Minutes later, I could feel myself thrust forward, fast and uncontrollably, through a continuum of time, past the bluff at Raven Rock and the slow, uneven hangover awaiting me come Sunday, past my return to the weary streets of Swarthmore, past a spate of violent clashes with my father, past November, then December, past a hard-sell negotiation which forced my re-enrollment at Penn State; past frigid mornings spent bracing against the cold; past a two-hour, two-transfer commute to and from the local campus; past writing papers as a mode of employment; past broken friendships and betrayal; past passing out in vacant fields; past the inauguration of Bill Clinton and the premiere of Monday Night Raw, thrust deep and true into the heart of winter, where I came to rest upon a fraying couch. I was in the basement of a North Philadelphia rowhome. There was a party going on, and some goon in Cavariccis kept wandering past me. He was offering to tase me for a dollar.

On the far side of the room, a punch-drunk behemoth named Mark sat perched upon a stool, catching steel-tip darts with his hands. Across from him sat Gerry Vessels, who had invited me to hang out in North Philadelphia for the evening.

Across the room, a punch-drunk behemoth named Mark was catching steel-tip darts with his bare hands. Mark was sitting alongside Gerry Vessels, who had invited me to hang out in Allegheny for the evening. It was 11 pm and the party was bustling. The cops had already warned us to keep it down more than once.

Just before midnight word spread that there was a gang of Puerto Ricans out front. These Puerto Ricans had been turned away twice, and they were angry. I was pumping a keg toward the back basement door when something resembling a fountain soda splattered hard against the glass. There were people storming in through the backyard now. I could see them through the curtains. “C’MON, MOTHERFUCKERS!” I heard one of them say. He was wearing stonewashed jeans, one hand covered by a leather boot as if it were a cesta.

That prompted the taser dude to toss his plastic cup aside, then go racing up the basement steps, screaming that the Boricau were coming. Some tall dude in ripped jeans cut a hard line to a utility closet, from which he emerged carrying a cast-metal toolbox underneath one of his arm. He assumed the role of sergeant-at-arms, speeding down a makeshift line of foot soldiers, handing out all manner of weaponry for them to carry into battle.

I was still watching from a corner of the basement when some Kenzo in a backwards cap slapped me on the arm, and said, “C’mon, man. Let’s get ’em.”

With that, I pulled the basement door wide open and tucked myself inside its shadow, standing in wait as the entire rank began to billow and shear into a frenzy.

Taser dude went charging forth into the yard. He ran head-on into a swarm of Puerto Ricans, one of whom drilled him across the head with a bat. Taser dude’s skull snapped backward. His body shifted at the waist. Through a crack in the door I could see fresh blood spurting out of his nose.
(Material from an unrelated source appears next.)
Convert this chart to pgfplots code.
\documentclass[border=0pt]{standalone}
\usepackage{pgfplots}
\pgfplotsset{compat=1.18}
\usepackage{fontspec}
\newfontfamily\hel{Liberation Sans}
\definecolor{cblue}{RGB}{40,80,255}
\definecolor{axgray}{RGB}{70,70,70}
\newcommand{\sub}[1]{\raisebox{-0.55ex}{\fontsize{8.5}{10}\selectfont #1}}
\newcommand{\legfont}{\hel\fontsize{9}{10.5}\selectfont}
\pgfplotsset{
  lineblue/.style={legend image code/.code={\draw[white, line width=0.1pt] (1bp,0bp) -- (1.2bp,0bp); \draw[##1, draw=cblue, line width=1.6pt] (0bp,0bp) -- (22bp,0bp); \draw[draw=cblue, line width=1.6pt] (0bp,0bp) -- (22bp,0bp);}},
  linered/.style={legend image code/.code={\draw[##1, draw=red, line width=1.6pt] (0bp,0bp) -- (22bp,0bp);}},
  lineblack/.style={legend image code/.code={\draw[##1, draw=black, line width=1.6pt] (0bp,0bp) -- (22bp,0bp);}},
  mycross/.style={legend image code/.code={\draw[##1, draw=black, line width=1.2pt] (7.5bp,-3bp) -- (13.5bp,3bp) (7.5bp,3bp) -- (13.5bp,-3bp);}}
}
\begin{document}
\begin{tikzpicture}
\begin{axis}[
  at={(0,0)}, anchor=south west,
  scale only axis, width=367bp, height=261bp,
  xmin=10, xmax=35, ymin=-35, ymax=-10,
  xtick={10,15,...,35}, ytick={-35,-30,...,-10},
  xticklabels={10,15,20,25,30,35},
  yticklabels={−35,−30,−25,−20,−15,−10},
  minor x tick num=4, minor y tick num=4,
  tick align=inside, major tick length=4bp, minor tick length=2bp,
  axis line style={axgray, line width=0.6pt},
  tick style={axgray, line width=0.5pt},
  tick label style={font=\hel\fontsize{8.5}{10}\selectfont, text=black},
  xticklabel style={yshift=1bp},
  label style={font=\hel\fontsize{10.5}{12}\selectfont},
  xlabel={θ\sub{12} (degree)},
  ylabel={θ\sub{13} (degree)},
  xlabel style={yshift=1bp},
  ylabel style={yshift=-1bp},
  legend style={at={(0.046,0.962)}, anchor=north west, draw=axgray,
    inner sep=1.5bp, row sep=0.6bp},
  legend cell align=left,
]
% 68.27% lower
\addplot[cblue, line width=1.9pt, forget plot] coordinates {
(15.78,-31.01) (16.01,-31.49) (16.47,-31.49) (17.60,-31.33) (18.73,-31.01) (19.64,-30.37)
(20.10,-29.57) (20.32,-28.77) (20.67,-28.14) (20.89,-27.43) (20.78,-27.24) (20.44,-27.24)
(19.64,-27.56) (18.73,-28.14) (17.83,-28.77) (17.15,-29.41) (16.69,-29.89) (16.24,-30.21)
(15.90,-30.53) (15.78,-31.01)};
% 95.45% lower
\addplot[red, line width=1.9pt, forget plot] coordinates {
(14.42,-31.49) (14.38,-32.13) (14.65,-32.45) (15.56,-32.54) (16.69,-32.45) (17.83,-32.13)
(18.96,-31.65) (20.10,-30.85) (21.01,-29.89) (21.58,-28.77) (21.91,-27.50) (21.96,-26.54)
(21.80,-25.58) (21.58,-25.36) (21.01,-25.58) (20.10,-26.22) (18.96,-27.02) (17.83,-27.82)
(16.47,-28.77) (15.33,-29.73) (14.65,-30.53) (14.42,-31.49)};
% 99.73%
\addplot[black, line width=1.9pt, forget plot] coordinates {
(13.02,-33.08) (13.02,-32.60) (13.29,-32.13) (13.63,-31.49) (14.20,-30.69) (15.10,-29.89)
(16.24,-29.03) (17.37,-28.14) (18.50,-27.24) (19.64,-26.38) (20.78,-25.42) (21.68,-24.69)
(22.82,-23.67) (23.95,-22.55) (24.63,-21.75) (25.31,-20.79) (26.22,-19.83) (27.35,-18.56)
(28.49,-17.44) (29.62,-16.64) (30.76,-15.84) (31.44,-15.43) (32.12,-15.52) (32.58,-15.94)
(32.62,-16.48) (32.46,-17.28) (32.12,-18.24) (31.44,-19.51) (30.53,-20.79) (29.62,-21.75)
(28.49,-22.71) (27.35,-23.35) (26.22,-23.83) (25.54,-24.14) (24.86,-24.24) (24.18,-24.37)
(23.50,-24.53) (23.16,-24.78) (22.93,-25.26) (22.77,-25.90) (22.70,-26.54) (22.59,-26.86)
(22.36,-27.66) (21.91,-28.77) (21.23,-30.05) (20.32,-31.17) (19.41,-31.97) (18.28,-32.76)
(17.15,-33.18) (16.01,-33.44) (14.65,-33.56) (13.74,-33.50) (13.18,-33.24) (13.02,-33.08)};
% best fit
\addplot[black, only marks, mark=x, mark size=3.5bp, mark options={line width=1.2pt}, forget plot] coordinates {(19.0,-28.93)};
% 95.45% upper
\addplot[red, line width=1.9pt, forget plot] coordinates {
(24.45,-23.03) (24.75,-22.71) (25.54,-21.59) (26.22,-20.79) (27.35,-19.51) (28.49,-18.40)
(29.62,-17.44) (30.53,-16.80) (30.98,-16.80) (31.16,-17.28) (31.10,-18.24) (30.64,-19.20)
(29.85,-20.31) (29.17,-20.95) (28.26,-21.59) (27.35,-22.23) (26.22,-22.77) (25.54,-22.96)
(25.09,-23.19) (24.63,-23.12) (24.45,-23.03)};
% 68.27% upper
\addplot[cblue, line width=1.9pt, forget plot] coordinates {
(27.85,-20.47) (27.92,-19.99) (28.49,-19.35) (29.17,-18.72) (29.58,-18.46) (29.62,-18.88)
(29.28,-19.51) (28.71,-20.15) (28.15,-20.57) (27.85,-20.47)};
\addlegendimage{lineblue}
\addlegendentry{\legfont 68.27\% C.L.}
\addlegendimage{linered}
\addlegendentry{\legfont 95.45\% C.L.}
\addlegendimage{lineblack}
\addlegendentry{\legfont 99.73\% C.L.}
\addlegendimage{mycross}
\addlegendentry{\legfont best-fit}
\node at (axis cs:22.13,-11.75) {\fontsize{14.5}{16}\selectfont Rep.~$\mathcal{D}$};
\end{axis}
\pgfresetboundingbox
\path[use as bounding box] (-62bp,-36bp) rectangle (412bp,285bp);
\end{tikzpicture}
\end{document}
Several others came funneling out of the basement now in an effort to force that swarm into the alley. The Puerto Ricans held their ground. Rather than fall back, the infantry dug in, several of them wielding junk-pile appliances like armaments.

A unified front came funneling out of the basement now. The Puerto Ricans held their ground, several of them wielding junk-pile appliances like armaments. Gerry Vessels began tangling with a pair of banditos, one of whom kept swinging a three-foot ironing board within inches of Gerry’s face. Some dude in a bandana was slowly pivoting to Gerry’s left, piercing him with the butt-end of a broomstick. Gerry’s buddy Mark began cutting the air with a screwdriver, warding off the wolves with a torch.
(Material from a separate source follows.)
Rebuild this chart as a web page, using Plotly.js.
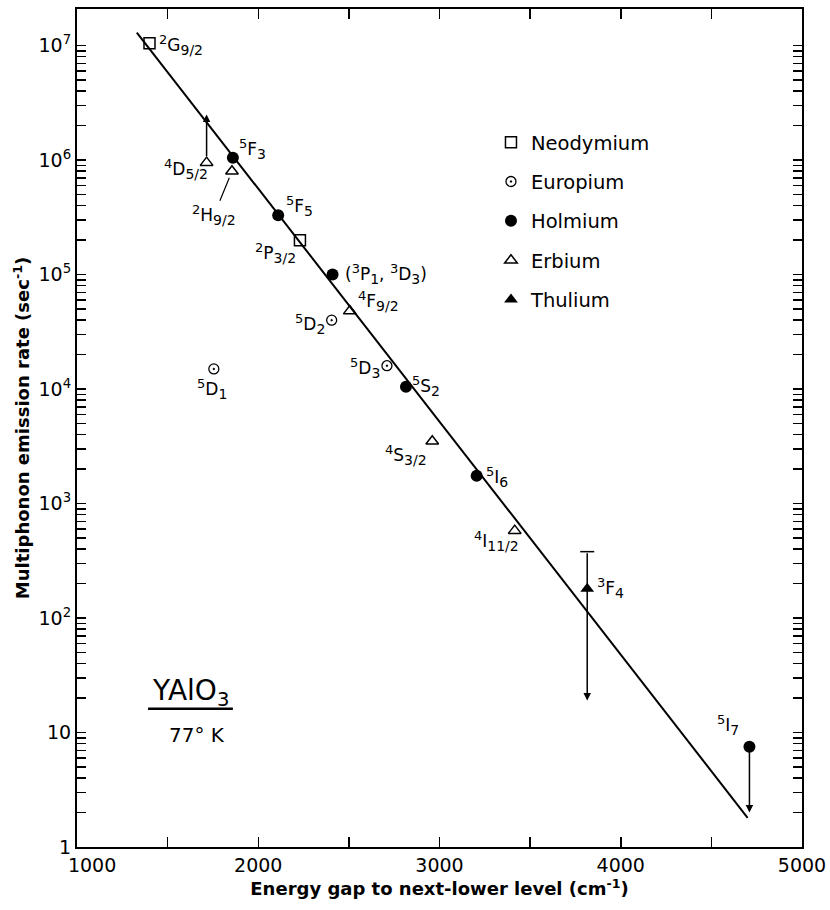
<!DOCTYPE html>
<html>
<head>
<meta charset="utf-8">
<script src="https://cdn.plot.ly/plotly-3.0.1.min.js"></script>
<style>html,body{margin:0;padding:0;background:#fff;}</style>
</head>
<body>
<div id="chart" style="width:830px;height:910px;"></div>
<script>
// ---- Data ----
const neoX = [1400, 2230];
const neoY = [1.05e7, 2.0e5];
const neoLabels = [['2','G','9/2'], ['2','P','3/2']];

const euX = [1755, 2405, 2710];
const euY = [1.5e4, 4.0e4, 1.6e4];
const euLabels = [['5','D','1'], ['5','D','2'], ['5','D','3']];

const hoX = [1860, 2110, 2410, 2815, 3205, 4710];
const hoY = [1.05e6, 3.3e5, 1.0e5, 1.05e4, 1.75e3, 7.5];
const hoLabels = [['5','F','3'], ['5','F','5'], 'pair', ['5','S','2'], ['5','I','6'], ['5','I','7']];

const erX = [1715, 1855, 2505, 2960, 3415];
const erY = [9.5e5, 8.0e5, 4.8e4, 3.5e3, 5.8e2];
const erLabels = [['4','D','5/2'], ['2','H','9/2'], ['4','F','9/2'], ['4','S','3/2'], ['4','I','11/2']];

const tmX = [3815];
const tmY = [180];
const tmLabels = [['3','F','4']];

// limits shown as arrows: [x, from, to]
const limitX    = [1715, 3815, 4710];
const limitFrom = [9.5e5, 380, 7.5];
const limitTo   = [2.5e6, 19, 2.0];
// upper bound cap of the thulium point
const capX = [3815];
const capY = [380];

// fitted line end points
const fitX = [1330, 4700];
const fitY = [1.3e7, 1.8];

const xTickVals = [1000, 1500, 2000, 2500, 3000, 3500, 4000, 4500, 5000];
const xTickText = ['\u00a0\u00a0\u00a0\u00a0\u00a01000', '', '2000', '', '3000', '', '4000', '', '5000'];
const yDecades = [1, 10, 1e2, 1e3, 1e4, 1e5, 1e6, 1e7];
const yDecadeText = ['1', '10', '10<sup>2</sup>', '10<sup>3</sup>', '10<sup>4</sup>', '10<sup>5</sup>', '10<sup>6</sup>', '10<sup>7</sup>'];

// ---- Label formatting (style) ----
const FONT = 'DejaVu Sans, sans-serif';
const SUP = 'font-size:13px';
const SUB = 'font-size:14px';
function term(t) {
  if (t === 'pair') {
    return '(' + term(['3','P','1']) + ', ' + term(['3','D','3']) + ')';
  }
  return '<sup><span style="' + SUP + '">' + t[0] + '</span></sup>' + t[1] +
         '<sub><span style="' + SUB + '">' + t[2] + '</span></sub>';
}

const labelStyle = {
  neo: [{a:'left', dx:7, dy:-2}, {a:'right', dx:-2, dy:-13}],
  eu:  [{a:'center', dx:-2, dy:-20}, {a:'right', dx:-5, dy:-4}, {a:'right', dx:-5, dy:-2}],
  ho:  [{a:'left', dx:4, dy:9}, {a:'left', dx:6, dy:9}, {a:'left', dx:10, dy:1}, {a:'left', dx:4, dy:1}, {a:'left', dx:7, dy:-1}, {a:'right', dx:-8, dy:22}],
  er:  [{a:'right', dx:3, dy:-6}, null, {a:'left', dx:6, dy:10}, {a:'right', dx:-3, dy:-14}, {a:'right', dx:6, dy:-10}],
  tm:  [{a:'left', dx:8, dy:1}]
};

const annotations = [];
function addLabels(xs, ys, labels, styles) {
  xs.forEach((x, i) => {
    const s = styles[i];
    if (!s) return;
    annotations.push({
      x: x, y: Math.log10(ys[i]), xref: 'x', yref: 'y',
      text: term(labels[i]), showarrow: false,
      xanchor: s.a, yanchor: 'middle', xshift: s.dx, yshift: s.dy,
      font: {family: FONT, size: 17, color: '#000'}
    });
  });
}
addLabels(neoX, neoY, neoLabels, labelStyle.neo);
addLabels(euX, euY, euLabels, labelStyle.eu);
addLabels(hoX, hoY, hoLabels, labelStyle.ho);
addLabels(erX, erY, erLabels, labelStyle.er);
addLabels(tmX, tmY, tmLabels, labelStyle.tm);

// 2H9/2 label with leader line
annotations.push({
  x: erX[1], y: Math.log10(erY[1]), xref: 'x', yref: 'y',
  text: term(erLabels[1]), showarrow: true, arrowhead: 0, arrowwidth: 1.2, arrowcolor: '#000',
  ax: -18, ay: 44, standoff: 7,
  font: {family: FONT, size: 17, color: '#000'}
});

// limit arrows
limitX.forEach((x, i) => {
  annotations.push({
    x: x, y: Math.log10(limitTo[i]), xref: 'x', yref: 'y',
    ax: x, ay: Math.log10(limitFrom[i]), axref: 'x', ayref: 'y',
    text: '', showarrow: true, arrowhead: 2, arrowsize: 1, arrowwidth: 1.5,
    arrowcolor: '#000', standoff: 0, startstandoff: i === 0 ? 5 : 0
  });
});

// sample description
annotations.push({
  x: 0.156, y: 0.184, xref: 'paper', yref: 'paper', xanchor: 'center', yanchor: 'middle', showarrow: false,
  text: 'YAlO<sub>3</sub>', font: {family: FONT, size: 28, color: '#000'}
});
annotations.push({
  x: 0.166, y: 0.134, xref: 'paper', yref: 'paper', xanchor: 'center', yanchor: 'middle', showarrow: false,
  text: '77° K', font: {family: FONT, size: 20, color: '#000'}
});

const traces = [
  {x: fitX, y: fitY, mode: 'lines', line: {color: '#000', width: 2}, showlegend: false, hoverinfo: 'skip'},
  {x: capX, y: capY, mode: 'markers', marker: {symbol: 'line-ew', size: 10, line: {color: '#000', width: 1.5}}, showlegend: false},
  {x: neoX, y: neoY, name: 'Neodymium', mode: 'markers', legendgroup: 'a',
   marker: {symbol: 'square-open', size: 11, color: '#000', line: {width: 1.5}}},
  {x: euX, y: euY, name: 'Europium', mode: 'markers', legendgroup: 'b',
   marker: {symbol: 'circle-open-dot', size: 10, color: '#000', line: {width: 1.3}}},
  {x: hoX, y: hoY, name: 'Holmium', mode: 'markers', legendgroup: 'c',
   marker: {symbol: 'circle', size: 12, color: '#000'}},
  {x: erX, y: erY, name: 'Erbium', mode: 'markers', legendgroup: 'd',
   marker: {symbol: 'triangle-up-open', size: 11, color: '#000', line: {width: 1.5}}},
  {x: tmX, y: tmY, name: 'Thulium', mode: 'markers', legendgroup: 'e',
   marker: {symbol: 'triangle-up', size: 12, color: '#000'}}
];

const yTickVals = [];
const yTickText = [];
yDecades.forEach((d, i) => {
  for (let m = 1; m <= 9; m++) {
    if (d * m > 1e7) break;
    yTickVals.push(d * m);
    yTickText.push(m === 1 ? yDecadeText[i] : '');
  }
});

const NB = '\u00a0';
const layout = {
  width: 830, height: 910,
  margin: {l: 77, r: 28, t: 9, b: 63},
  paper_bgcolor: '#fff', plot_bgcolor: '#fff',
  font: {family: FONT, color: '#000'},
  showlegend: true,
  legend: {x: 0.571, y: 0.864, xanchor: 'left', yanchor: 'top', traceorder: 'grouped',
           tracegroupgap: 11, font: {family: FONT, size: 19.5, color: '#000'}, bgcolor: 'rgba(0,0,0,0)'},
  xaxis: {
    range: [1000, 5000], showgrid: false, zeroline: false,
    showline: true, linecolor: '#000', linewidth: 2, mirror: 'ticks',
    ticks: 'inside', ticklen: 10, tickwidth: 1.5, tickcolor: '#000',
    tickvals: xTickVals, ticktext: xTickText,
    tickfont: {family: FONT, size: 19, color: '#000'},
    title: {text: 'Energy gap to next-lower level (cm<sup>-1</sup>)' + NB.repeat(8), standoff: 6,
            font: {family: FONT, size: 18, color: '#000', weight: 'bold'}}
  },
  yaxis: {
    type: 'log', range: [0, 7.32], showgrid: false, zeroline: false,
    showline: true, linecolor: '#000', linewidth: 2, mirror: 'ticks',
    ticks: 'inside', ticklen: 9, tickwidth: 1.5, tickcolor: '#000',
    tickvals: yTickVals, ticktext: yTickText,
    tickfont: {family: FONT, size: 19, color: '#000'},
    title: {text: 'Multiphonon emission rate (sec<sup>-1</sup>)' + NB.repeat(6), standoff: 4,
            font: {family: FONT, size: 18, color: '#000', weight: 'bold'}}
  },
  annotations: annotations,
  shapes: [{type: 'line', xref: 'paper', yref: 'paper', x0: 0.098, x1: 0.215, y0: 0.165, y1: 0.165,
            line: {color: '#000', width: 2.5}}]
};

Plotly.newPlot('chart', traces, layout, {displayModeBar: false, staticPlot: true});
</script>
</body>
</html>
The basement ran empty, save for a dozen weathered females, the bulk of whom stood staring at me from across the cellar. My cover was blown, and so I shimmied out from behind the shadows. When the action reached a climax, I hurried out into the fore.

One of the Puerto Ricans spun around. He dropped into a crouch, and prepared to up-end me. I came in tight, juked right, then left, at which point I sprinted hard and cleared a fence into the neighboring yard. That fucker gave chase. I could hear the chain links rattling. I made a right, and then leapt clear into the alley. I sprung to and made a break for the open road.

“Stray cat!” I heard somebody yell. “Yo! We got a stray cat out here, motherfuckers!”

Those assholes were flailing potted plants at my feet. I used my only advantage to break away, high-stepping through the alley. I had broken off from my platoon. I was completely on my own.

I hit the corner running, then cut hard around a row of bushes. I fell out of sight, then doubled back through the brush. I was clearing gates like hurdles now – one hand on every bar for leverage – and I could see a blur of jackets zipping past toward the road.

I made one final leap, passing drunk casualties in the yard. The basement appeared more like a MASH unit now, with first-aid, gauze and ganja being administered throughout. At some point during the skirmish, Gerry Vessels had let fly with a stream of pepper spray, dousing not only his assailants, but several of his cohorts, as well. I grabbed my beer. People were washing their eyes clean in a utility sink. A few feet away, some dude named Jay was going on about how those “wetback motherfuckers” would be lucky if the only thing Gerry Vessels was packing was pepper spray the next time he saw them.

Perhaps it was the adrenaline, or the lingering effects of pepper spray in the air. Perhaps it was the fact that all of this was taking place as I flashed forward. But the fact remained that I could see the white-picket lines of my existence incrementally cascading into gray. I found myself questioning the people whose side I was supposed to be on. It was becoming clear I held no interest in choosing any sides at all.